With a deft touch, Bhatti puts all these ingredients on the table in Act One; then, in Act Two, she throws them into the pot and turns up the heat. Gradually, a very funny comedy of manners turns into a darker tale of crushed hopes and savage turns of fortune. As tea is boiled up in pans of water, the symbolic sharing of food gives us time to get a taste of the piece’s other themes: the power of family honour; the importance of land; the possibility of surrogate parents; illusions of home; the disruptive force of sudden desire. And there’s some great music too.
What the play does brilliantly is to expose a whole series of contradictions behind the facade of the traditional family: fathers that drink, husbands that drink, wives that can’t conceive, wives that want to have affairs, mothers that don’t like children and fathers that are stuck with them. Reality proves tougher and more taxing than the illusion of the happy family. This might not be an original conclusion, but Bhatti presents it with enormous compassion — and using a really fine mix of humour and sadness.

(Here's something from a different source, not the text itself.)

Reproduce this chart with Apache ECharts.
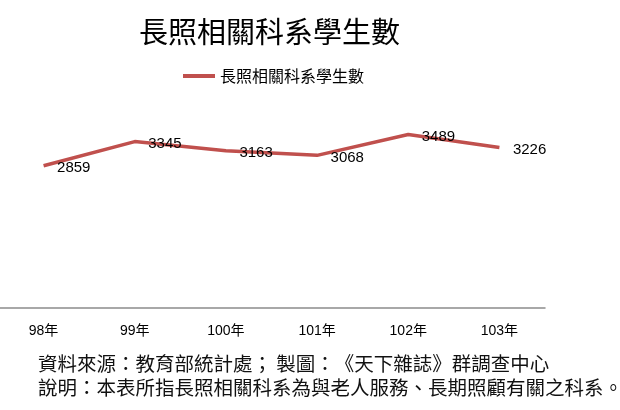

As one setback follows another, Jeeto grows in stature from a comic crabbed figure into a powerful matriarch whose powers of endurance show her true grit. Whenever Pal struggles to do the right thing, she is there, urging him on, injecting a touch of iron into his soul. At the end of the play, none of the characters are happier than they were at the start, but all have learnt to take life’s knocks. And to bounce back.
But Bhatti’s most wonderful gift to the audience is her vivid characters. And this, which is characteristic of her work, is especially true of her women: the foul-mouthed but matronly Jeeto, the Brummy-tongued Cookie, the desperate Liz, the bookish but passionate Reema. At just over two and a quarter hours the play is almost too short: I felt I wanted to spend more time with these people, and I left the theatre imaging how their lives might unfold.
Roxana Silbert’s bright production, with its shiny perfect kitchen designed by Jamie Vartan, is entertaining as well as moving, and her cast is perfect: especially Sudha Bhuchar (Jeeto), Rez Kempton (Pal), Lauren Grace (Liz), Preeya Kalidas (Reema) and Zita Sattar (Cookie). Khandan is a wonderful account of one particular family that also seems to raise a mirror to the nation. It might not be the most cutting edge work, but there’s no need to feel guilty about enjoying its pleasures.